Cisco Invests in Designing for Local Markets

In today’s business climate, it is common for technology companies to be bullish on India, but Cisco is taking action by hunting for acquisition targets among Indian companies that design new technologies specifically for developing countries. Vital Wave Consulting closely follows the evolution of multinational corporate activity in developing countries. After decades of outsourcing to reduce labor costs, companies are now adding the creation of learning and innovation centers to their emerging-market strategies.

Outsourcing research and development (R&D) is not new to corporations; around 300 multinationals, including the majority of leading IT and telecommunications companies, have R&D centers in China. But creating innovation centers in developing countries for the purpose of designing products explicitly for those markets is still an anomaly. HP led the way with its i-Community initiative in South Africa and India in 2000. Intel followed with its Platform Definition Centers, and now Cisco is following a similar strategy through acquisition.

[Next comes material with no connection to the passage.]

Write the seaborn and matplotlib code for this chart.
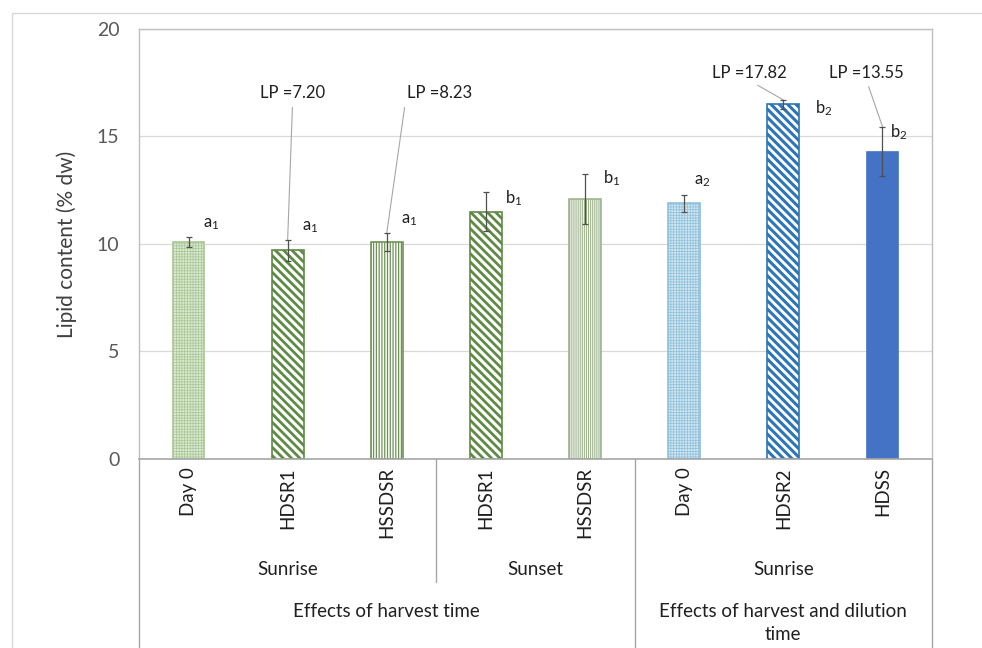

Cisco and its predecessors have realized that a growing consumer base in rapidly-developing economies is evolving into a profitable market with distinct technology needs and preferences. Companies can no longer recycle developed-world technology in emerging markets and hope to win a leadership position. To be successful, products must be developed with the needs of these markets in mind. And to truly understand these needs, it benefits companies to invest in on-the-ground learning laboratories in the heart of these emerging mass markets.